For the second-quarter, the company's profit rose to $17.6 million compared with $13.5 million a year earlier. Fruatrom also said that accelerated organic growth in flavors continued in the American market over the first half of 2013, a trend which is expected to continue throughout the end of this year and into next year.

Frutarom's second-quarter sales rose to $168.6 million, a 2.3% increase compared with $164.8 million in  the year-ago second quarter. In the flavors segment, Frutarom’s most profitable activity, sales for the quarter reached $125.1 million, representing 74% of Frutarom’s sales.

In the first half of 2013, Frutarom sales grew to $320.8 million, and sales in the flavors segment grew, reaching $235.7 million.

“It is our intention to continue to invest in expanding our activities and our market share in emerging markets, where we are successful in growing at a rate higher than market growth," said Ori Yehudai, Fruatrom's president and CEO.

"Organic growth combined with the acquisitions have strengthened our presence in strategic markets, particularly in North America, Asia, Latin America and Africa, which today are considered the fastest growing food markets in the world. We will continue to invest great resources in accelerating growth in these markets, including by identifying and performing acquisitions, in order to utilize their great potential," he added.  

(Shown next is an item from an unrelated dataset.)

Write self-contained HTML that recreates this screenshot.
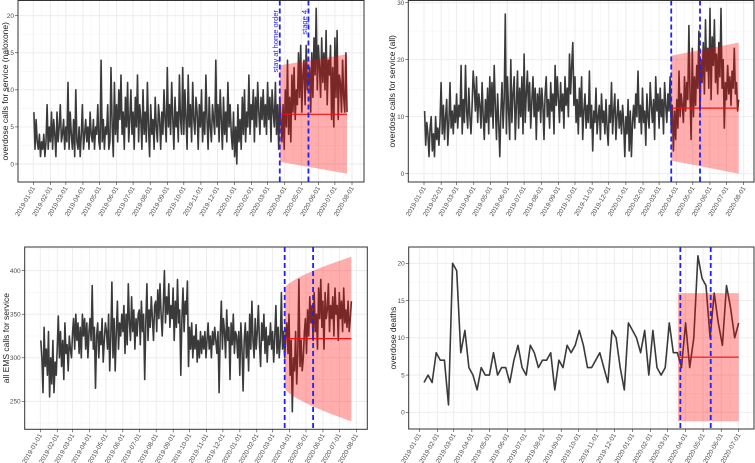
<!DOCTYPE html>
<html><head><meta charset="utf-8">
<style>
html,body{margin:0;padding:0;background:#fff;}
svg{display:block;font-family:"Liberation Sans",sans-serif;}
.tk{font-size:6.5px;fill:#4d4d4d;}
.yt{font-size:8.5px;fill:#1a1a1a;}
</style></head>
<body>
<svg id="chart" width="755" height="463" viewBox="0 0 755 463"></svg>
<script>
// ---------- data ----------
const naloxoneCalls = [7,2,6,3,2,4,1,3,2,4,1,3,8,2,5, 3,7,2,6,4,1,7,3,5,8,3,4,6,2,5, 3,11,2,7,4,2,6,1,10,3,2,5,1,4,8, 2,4,6,3,5,2,7,4,3,6,2,5,4,8,3, 2,14,3,6,2,5,4,8,2,3,13,5,1,11,4, 8,3,10,6,12,4,7,2,9,5,11,3,6,10,4, 7,2,9,5,12,3,8,6,2,10,4,7,3,11,5, 1,8,4,6,2,9,5,3,8,6,2,7,4,10,6, 3,13,5,8,4,11,6,2,9,5,7,3,12,6,4, 13,4,10,6,2,12,5,8,3,11,6,4,9,7,2, 8,5,10,3,7,4,12,6,2,9,5,3,8,6,4, 14,5,8,3,10,6,2,9,4,7,3,11,5,8,4, 2,7,1,5,0,8,3,6,2,9,4,10,3,7,5, 12,4,8,6,10,3,9,5,11,7,4,9,6,10,5, 8,4,11,6,9,3,10,7,5,11,4,8,2,9,6, 3,8,2,10,5,14,4,9,3,12,7,13,6,10,8, 15,9,16,7,12,14,8,16,10,11,13,7,15,9,17, 12,21,10,16,13,9,17,11,15,10,18,8,14,12,16, 6,13,5,17,9,18,6,12,11,7,14,9,7,15,7];
const allCalls = [11,5,9,7,3,8,10,4,7,3,10,6,8,5,9, 16,7,12,6,10,13,5,9,16,8,11,7,12,9,14, 8,12,10,19,7,13,9,19,11,8,15,10,7,12,18, 15,11,17,9,14,12,8,16,10,6,13,9,15,7,17, 10,16,8,19,12,6,14,9,3,11,16,8,13,28,7, 17,11,6,20,9,14,17,6,12,18,8,15,10,17,7, 21,9,14,18,11,16,8,13,17,10,15,6,14,11,15, 9,15,12,6,14,17,10,13,8,16,11,14,7,19,12, 17,13,9,16,11,14,8,17,12,15,10,21,14,19,23, 12,17,9,13,7,15,10,17,6,11,14,8,12,9,18, 8,12,4,11,9,15,7,10,12,6,14,9,11,7,13, 8,5,12,9,16,7,11,14,6,10,13,8,11,7,12, 9,3,10,7,13,4,11,3,9,12,8,14,10,18,9, 12,7,15,9,11,5,14,10,8,16,12,9,13,6,17, 11,14,8,15,10,13,7,16,12,9,14,11,17,8,12, 4,11,6,13,8,18,10,14,12,9,17,11,16,13,26, 14,6,22,10,17,12,19,15,25,11,20,16,23,14,27, 18,22,15,29,13,24,19,27,16,21,14,23,17,29,15, 20,8,16,13,19,14,17,12,18,15,22,14,16,11,13];
const emsCalls = [320,300,260,335,290,310,280,330,255,300,270,320,260,295,280, 310,348,300,330,290,320,275,340,305,315,285,325,310,300,330, 345,310,350,320,340,305,335,300,350,325,345,310,340,300,330, 345,320,383,310,335,265,325,340,300,330,315,345,295,320,340, 330,310,350,285,325,387,300,345,285,330,365,310,340,325,350, 330,360,305,350,315,385,340,320,370,330,355,310,345,325,350, 355,315,365,330,350,275,340,385,320,355,335,370,345,320,360, 365,330,378,345,385,350,325,360,400,340,370,350,385,335,360, 345,380,320,365,335,390,340,355,280,345,380,330,365,350,388, 290,335,310,340,300,325,310,338,295,320,300,330,305,325,310, 330,300,320,340,310,325,300,330,315,335,320,305,330,260,325, 365,310,345,330,300,355,320,335,275,340,315,350,305,330,325, 300,330,280,340,310,262,320,340,300,330,285,350,310,365,320, 300,345,310,330,360,315,290,340,320,350,305,335,295,325,315, 340,310,330,295,325,360,305,335,300,320,375,310,330,300,325, 340,305,350,280,320,238,300,285,330,270,305,390,290,320,285, 300,330,345,305,355,325,370,340,360,320,375,330,350,310,380, 345,390,335,365,310,375,345,355,385,330,360,345,370,325,380, 350,360,320,375,345,365,330,380,340,355,335,365,330,345,365];
const overdoseDeaths = [4,5,4,8,7,7,1,20,19,8,11,6,5,3,6,5,5,8,5,6,6,4,7,9,6,5,9,8,6,7,7,8,3,7,6,9,8,9,11,9,6,6,7,8,6,4,11,10,6,3,12,11,10,8,11,5,11,6,5,6,12,8,8,6,12,6,10,21,18,17,10,16,12,9,17,14,10,12];
// forecast bands: [mean, upperStart, upperEnd, lowerStart, lowerEnd]
const bandNaloxone = [6.7, 13.3, 14.8, 0.3, -1.3];
const bandAll = [11.5, 20.7, 23, 2.3, 0];
const bandEms = [322, 380, 416, 265, 227];
const bandDeaths = [7.4, 16, 16, -1.2, -1.2];
// event days (days since 2019-01-01)
const eventDays = [447, 499];
const yTicksNaloxone = [0,5,10,15,20];
const yTicksAll = [0,10,20,30];
const yTicksEms = [250,300,350,400];
const yTicksDeaths = [0,5,10,15,20];

// ---------- rendering ----------
const NS = "http://www.w3.org/2000/svg";
const svg = document.getElementById("chart");
function el(tag, attrs, parent){ const e=document.createElementNS(NS,tag); for(const k in attrs) e.setAttribute(k,attrs[k]); (parent||svg).appendChild(e); return e; }
const D0 = Date.UTC(2019,0,1);
function dayOf(y,m){ return (Date.UTC(y,m,1)-D0)/86400000; }

function panel(cfg){
  const g = el("g",{});
  
  
  const X = d => cfg.x0 + d*cfg.ppd;
  const Y = v => cfg.yRef0 - (v-cfg.v0)*cfg.ypu;
  el("rect",{x:cfg.L,y:cfg.T,width:cfg.R-cfg.L,height:cfg.B-cfg.T,fill:"#fff"},g);
  const months=[];
  for(let i=0;i<cfg.nMonths;i++){ months.push({d:dayOf(2019+Math.floor(i/12),i%12), y:2019+Math.floor(i/12), m:i%12}); }
  const step = cfg.yTicks[1]-cfg.yTicks[0];
  for(let v=cfg.yTicks[0]-step/2; v<=cfg.yTicks[cfg.yTicks.length-1]+step; v+=step){
    const y=Y(v); if(y>cfg.T && y<cfg.B) el("line",{x1:cfg.L,x2:cfg.R,y1:y,y2:y,stroke:"#f4f4f4","stroke-width":0.6},g);
  }
  for(let i=0;i<months.length;i++){
    const d = i<months.length-1 ? (months[i].d+months[i+1].d)/2 : months[i].d+15;
    const x=X(d); if(x<cfg.R) el("line",{x1:x,x2:x,y1:cfg.T,y2:cfg.B,stroke:"#f4f4f4","stroke-width":0.6},g);
  }
  cfg.yTicks.forEach(v=>{
    const y=Y(v);
    el("line",{x1:cfg.L,x2:cfg.R,y1:y,y2:y,stroke:"#ebebeb","stroke-width":0.9},g);
    el("line",{x1:cfg.L-3,x2:cfg.L,y1:y,y2:y,stroke:"#333","stroke-width":0.6},g);
    const t=el("text",{x:cfg.L-4,y:y+2.3,"text-anchor":"end",class:"tk"},g); t.textContent=v;
  });
  months.forEach(mo=>{
    const x=X(mo.d);
    el("line",{x1:x,x2:x,y1:cfg.T,y2:cfg.B,stroke:"#ebebeb","stroke-width":0.9},g);
    el("line",{x1:x,x2:x,y1:cfg.B,y2:cfg.B+3,stroke:"#333","stroke-width":0.6},g);
    const lbl = mo.y+"-"+String(mo.m+1).padStart(2,"0")+"-01";
    const t=el("text",{x:x+2,y:cfg.B+6,"text-anchor":"end",class:"tk",transform:`rotate(-60 ${x+2} ${cfg.B+6})`},g); t.textContent=lbl;
  });
  const pts = cfg.data.map((v,i)=>X(cfg.dStart+i*cfg.dStep).toFixed(1)+","+Y(v).toFixed(1)).join(" ");
  const line=el("polyline",{points:pts,fill:"none",stroke:"#3a3a3a","stroke-width":1.6,"stroke-linejoin":"round"},g);
  
  
  const b=cfg.band, n=40, up=[], lo=[];
  for(let k=0;k<=n;k++){
    const f=k/n, f2=cfg.curve?Math.pow(f,0.7):f;
    const d=cfg.bStart+(cfg.bEnd-cfg.bStart)*f;
    up.push(X(d).toFixed(1)+","+Y(b[1]+(b[2]-b[1])*f2).toFixed(1));
    lo.unshift(X(d).toFixed(1)+","+Y(b[3]+(b[4]-b[3])*f2).toFixed(1));
  }
  const band=el("polygon",{points:up.concat(lo).join(" "),fill:"#ff0000","fill-opacity":0.32},g);
  
  
  const ml=el("line",{x1:X(cfg.bStart),x2:X(cfg.bEnd),y1:Y(b[0]),y2:Y(b[0]),stroke:"#ee1111","stroke-width":1.2},g);
  
  
  eventDays.forEach((d,i)=>{
    const vl=el("line",{x1:X(d),x2:X(d),y1:cfg.T,y2:cfg.B,stroke:"#1f1fff","stroke-width":1.8,"stroke-dasharray":"5,3"},g);
    
    
  });
  el("rect",{x:cfg.L,y:cfg.T,width:cfg.R-cfg.L,height:cfg.B-cfg.T,fill:"none",stroke:"#333","stroke-width":1},g);
  const cy=(cfg.T+cfg.B)/2;
  const yt=el("text",{x:cfg.tx,y:cy,"text-anchor":"middle",class:"yt",transform:`rotate(-90 ${cfg.tx} ${cy})`},g);
  yt.textContent=cfg.title;
  
  
  return {X,Y,g};
}

panel({name:"naloxone-panel",L:18,R:364,T:0.5,B:182,x0:33.3,ppd:0.5514,yRef0:164,v0:0,ypu:7.415,
  yTicks:yTicksNaloxone,nMonths:20,data:naloxoneCalls,dStart:1,dStep:2,band:bandNaloxone,bStart:447,bEnd:569,tx:8,
  title:"overdose calls for service (naloxone)"});
panel({name:"all-overdose-panel",L:408.3,R:754,T:0.5,B:182,x0:424,ppd:0.5531,yRef0:173.7,v0:0,ypu:5.7,
  yTicks:yTicksAll,nMonths:20,data:allCalls,dStart:1,dStep:2,band:bandAll,bStart:447,bEnd:569,tx:395,
  title:"overdose calls for service (all)"});
panel({name:"ems-panel",L:24.7,R:367.3,T:247,B:429.3,x0:40.3,ppd:0.5467,yRef0:401.3,v0:250,ypu:0.8707,
  yTicks:yTicksEms,nMonths:20,data:emsCalls,dStart:1,dStep:2,band:bandEms,bStart:447,bEnd:569,curve:true,tx:9,
  title:"all EMS calls for service"});
panel({name:"deaths-panel",L:408.7,R:754,T:247,B:429,x0:419.3,ppd:0.584,yRef0:412.3,v0:0,ypu:7.45,
  yTicks:yTicksDeaths,nMonths:19,data:overdoseDeaths,dStart:8,dStep:7,band:bandDeaths,bStart:443,bEnd:547,tx:396,
  title:"overdose deaths"});

const a1=el("text",{x:278,y:10,"text-anchor":"end",fill:"#1f1fff","font-size":"7.5px",transform:"rotate(-90 278 10)"});
a1.textContent="stay at home order";


const a2=el("text",{x:307,y:10,"text-anchor":"end",fill:"#1f1fff","font-size":"7.5px",transform:"rotate(-90 307 10)"});
a2.textContent="stage 4";


</script>
</body></html>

Yehudai also mentioned that Frutarom is expanding its natural product offering with a special emphasis on natural foods and health foods, which he said have an increasing demand and higher margins.

“We continue to implement our projects for integration of production sites, transfer of activities to lower cost countries and improving supply chain and logistics," Yehudai said. "These projects will bring about significant savings in a yearly scope of $10 million, which will begin to come to fruition starting in the second half of 2013 and mainly in 2014."